Nein, ich komme zwar aus der jüdischen Community New Yorks, aber mit dem orthodoxen Teil hatten wir keine echten Berührungspunkte. Das ist ja ohnehin eine sehr abgeschottete Welt. Wobei es nicht schwierig war, Zugang zu Recherchezwecken zu bekommen. In der Romanvorlage sind die Figuren anders angelegt, für meinen Geschmack ein wenig zu offensichtlich und naheliegend. Ich suchte nach einem Weg, sie origineller zu gestalten, und Charlie konnte mit der Idee, Lipa und Shmully in orthodoxe Juden zu verwandeln, viel anfangen. Die Schabbat-Dinnerszene, die er sich dann ausdachte, gehört zum Lustigsten, was ich je gedreht habe.

Liev Schreiber und Vincent D’Onofrio sind großartig in ihren Rollen, aber Carol Kane ist der heimliche Star dieser Szene. Zumal sie nur Jiddisch spricht!
Einen einzigen Satz sagt sie auf Englisch! Aber ich hatte den Eindruck, dass es stimmig und glaubwürdig ist, wenn sie ansonsten Jiddisch spricht. Ganz im Sinne der Authentizität eben. Womit wir auch wieder bei den Großmüttern aus anderen Ländern sind, die ich eben schon erwähnte. Der von Benito Ocasio gespielte Colorado hat sicherlich auch eine Oma, die nur Spanisch spricht. Und die russischen Gangster haben noch einmal eine ganz andere Geschichte. Aber sie sind eben alle typische New Yorker!

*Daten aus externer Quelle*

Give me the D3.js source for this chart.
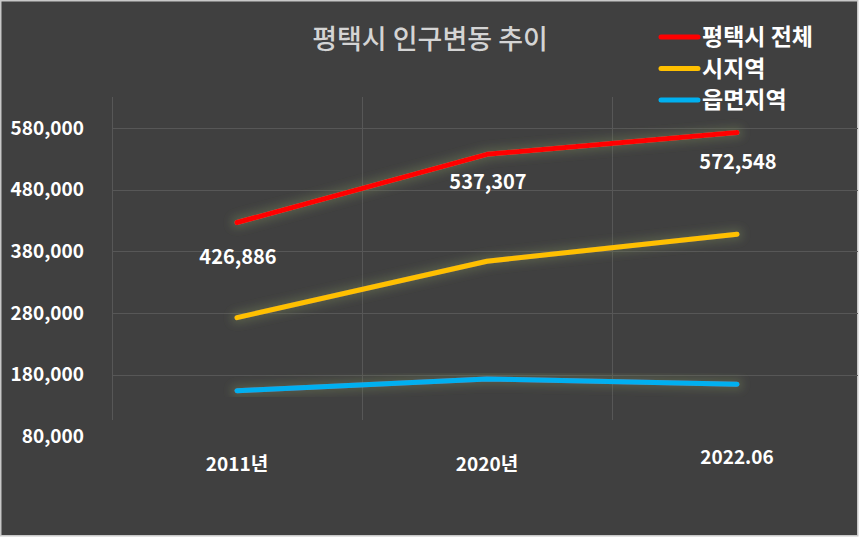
<!DOCTYPE html>
<html>
<head>
<meta charset="utf-8">
<script src="https://cdn.jsdelivr.net/npm/d3@7"></script>
<style>
	body { margin: 0; background: #ffffff; }
	svg text { font-family: "Noto Sans CJK KR", "Noto Sans", sans-serif; }
</style>
</head>
<body>
<svg id="chart" width="860" height="537"></svg>
<script>
// data
var categories = ['2011년', '2020년', '2022.06'];
var seriesNames = ['평택시 전체', '시지역', '읍면지역'];
var totalValues = [426886, 537307, 572548];
var cityValues = [272600, 364100, 407900];
var ruralValues = [154300, 173200, 164600];
var yTicks = [580000, 480000, 380000, 280000, 180000, 80000];
var colors = ['#ff0000', '#ffc000', '#00b0f0'];

var width = 860, height = 537;
var svg = d3.select('#chart');

//background and frame
svg.append('rect')
	.attr('x', 0.75).attr('y', 0.75)
	.attr('width', 857).attr('height', 535)
	.attr('fill', '#404040')
	.attr('stroke', '#c8c8c8')
	.attr('stroke-width', 1.5);

//glow filter behind the lines
var defs = svg.append('defs');
var glow = defs.append('filter').attr('id', 'glow')
	.attr('x', '-20%').attr('y', '-50%').attr('width', '140%').attr('height', '200%');
glow.append('feMorphology').attr('in', 'SourceAlpha').attr('operator', 'dilate').attr('radius', 3).attr('result', 'thick');
glow.append('feGaussianBlur').attr('in', 'thick').attr('stdDeviation', 4.5).attr('result', 'blur');
glow.append('feFlood').attr('flood-color', '#6f7d55').attr('flood-opacity', 0.45);
glow.append('feComposite').attr('in2', 'blur').attr('operator', 'in').attr('result', 'halo');
var merge = glow.append('feMerge');
merge.append('feMergeNode').attr('in', 'halo');
merge.append('feMergeNode').attr('in', 'SourceGraphic');

var x = d3.scaleBand().domain(categories).range([112, 862]);
var y = d3.scaleLinear().domain([80000, 580000]).range([436.5, 128]);

var plotTop = 97, plotBottom = 420;

//vertical gridlines at band edges
svg.append('g').selectAll('line')
	.data(categories)
	.enter()
	.append('line')
	.attr('x1', function(d){ return x(d) + 0.5; })
	.attr('x2', function(d){ return x(d) + 0.5; })
	.attr('y1', plotTop)
	.attr('y2', plotBottom)
	.attr('stroke', '#575757')
	.attr('stroke-width', 1);

//horizontal gridlines
svg.append('g').selectAll('line')
	.data(yTicks.filter(function(t){ return y(t) < plotBottom; }))
	.enter()
	.append('line')
	.attr('x1', 112)
	.attr('x2', 858)
	.attr('y1', function(d){ return Math.round(y(d)) + 0.5; })
	.attr('y2', function(d){ return Math.round(y(d)) + 0.5; })
	.attr('stroke', '#575757')
	.attr('stroke-width', 1);

//y axis labels
var yAxis = d3.axisLeft(y).tickValues(yTicks).tickSize(0).tickPadding(0)
	.tickFormat(d3.format(','));
var yg = svg.append('g').attr('transform', 'translate(84,0)').call(yAxis);
yg.select('.domain').remove();
yg.selectAll('text')
	.attr('fill', '#ffffff')
	.attr('font-size', 19)
	.attr('font-weight', 'bold')
	.style('font-family', '"Noto Sans CJK KR", sans-serif');

//x axis labels
var xAxis = d3.axisBottom(x).tickSize(0).tickPadding(0);
var xg = svg.append('g').attr('transform', 'translate(0,462)').call(xAxis);
xg.select('.domain').remove();
xg.selectAll('text')
	.attr('fill', '#ffffff')
	.attr('font-size', 19)
	.attr('font-weight', 'bold')
	.attr('dy', function(d, i){ return i == 2 ? '0.1em' : '0.45em'; })
	.style('font-family', '"Noto Sans CJK KR", sans-serif');

//lines
var series = [totalValues, cityValues, ruralValues];
var line = d3.line()
	.x(function(d, i){ return x(categories[i]) + x.bandwidth() / 2; })
	.y(function(d){ return y(d); });

svg.append('g').selectAll('path')
	.data(series.slice().reverse())
	.enter()
	.append('path')
	.attr('d', line)
	.attr('fill', 'none')
	.attr('stroke', function(d, i){ return colors[2 - i]; })
	.attr('stroke-width', 5)
	.attr('stroke-linecap', 'round')
	.attr('stroke-linejoin', 'round')
	.attr('filter', 'url(#glow)');

//data labels for the total
var labelOffsets = [35, 28, 29];
svg.append('g').selectAll('text')
	.data(totalValues)
	.enter()
	.append('text')
	.attr('x', function(d, i){ return x(categories[i]) + x.bandwidth() / 2 + 1; })
	.attr('y', function(d, i){ return y(d) + labelOffsets[i]; })
	.attr('dy', '0.35em')
	.attr('text-anchor', 'middle')
	.attr('fill', '#ffffff')
	.attr('font-size', 20)
	.attr('font-weight', 'bold')
	.text(function(d){ return d3.format(',')(d); });

//title
svg.append('text')
	.attr('x', 430)
	.attr('y', 40)
	.attr('dy', '0.35em')
	.attr('text-anchor', 'middle')
	.attr('fill', '#d4d4d4')
	.attr('font-size', 27)
	.attr('font-weight', 500)
	.text('평택시 인구변동 추이');

//legend
var legend = svg.append('g').selectAll('g')
	.data(seriesNames)
	.enter()
	.append('g')
	.attr('transform', function(d, i){ return 'translate(661,' + (37 + i * 31.5) + ')'; });
legend.append('line')
	.attr('x1', 0).attr('x2', 37)
	.attr('stroke', function(d, i){ return colors[i]; })
	.attr('stroke-width', 5)
	.attr('stroke-linecap', 'round');
legend.append('text')
	.attr('x', 41)
	.attr('dy', '0.35em')
	.attr('fill', '#ffffff')
	.attr('font-size', 23)
	.attr('font-weight', 'bold')
	.text(function(d){ return d; });
</script>
</body>
</html>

Wo wir gerade bei Schreiber und D’Onofrio waren: Wie gewinnt man so prominente Schauspieler für solche vergleichsweise kleinen Rollen?
Ich war ja ganz froh, dass man sie in ihren Kostümen und dem Make-up nicht sofort erkennt, denn das hätte vielleicht ablenkend wirken können. Aber um Ihre Frage zu beantworten: Liev und ich sind seit Ewigkeiten befreundet und wollten schon lange einmal zusammenarbeiten. Ich musste ihn nicht wirklich überreden, sondern es ging nur darum, ob die Drehtage zeitlich für ihn passen. Als er einmal zugesagt hatte, war das wiederum der Grund für Vincent, mir ebenfalls keinen Korb zu geben.

Im Zentrum aber steht natürlich Austin Butler, von dem Sie eingangs sagten, dass er den Ausschlag gab, diesen Film überhaupt umzusetzen. Wo begegneten Sie ihm?
Wir trafen uns einen Winter lang immer wieder bei verschiedenen Preisverleihungen, als er mit »Elvis« und ich mit »The Whale« im Oscar-Rennen war. Mich beeindruckte, was für ein Gentleman dieser junge Kerl war. Ganz zu schweigen natürlich, dass ich schnell erkannte, wie talentiert er ist und wie hart er arbeitet. Schon nach unserer ersten Begegnung dachte ich abends im Bett darüber nach, wie ideal er sich als Hank Thompson in »Caught Stealing« machen würde. Zum ersten Mal sah ich die Geschichte wirklich als Film vor meinen Augen. So habe ich dann angefangen, den Rest des Ensembles um ihn herum zu gestalten. Für die Rolle der Polizistin brauchte ich eine Frau, die es in jeder Hinsicht mit Hank aufnehmen kann, ohne hier zu viel zu verraten. Keine leichte Aufgabe, schließlich ist Austin ziemlich groß. Aber Regina King konnte mit seiner Energie mithalten. Und Zoë Kravitz war jemand, die nicht nur zu ihm passte, sondern auch den nötigen New-York-Flair mitbrachte.

Mit dem Regisseur und Drehbuchautor sprach Patrick Heidmann.
»Caught Stealing« läuft ab dem 28. August im Kino.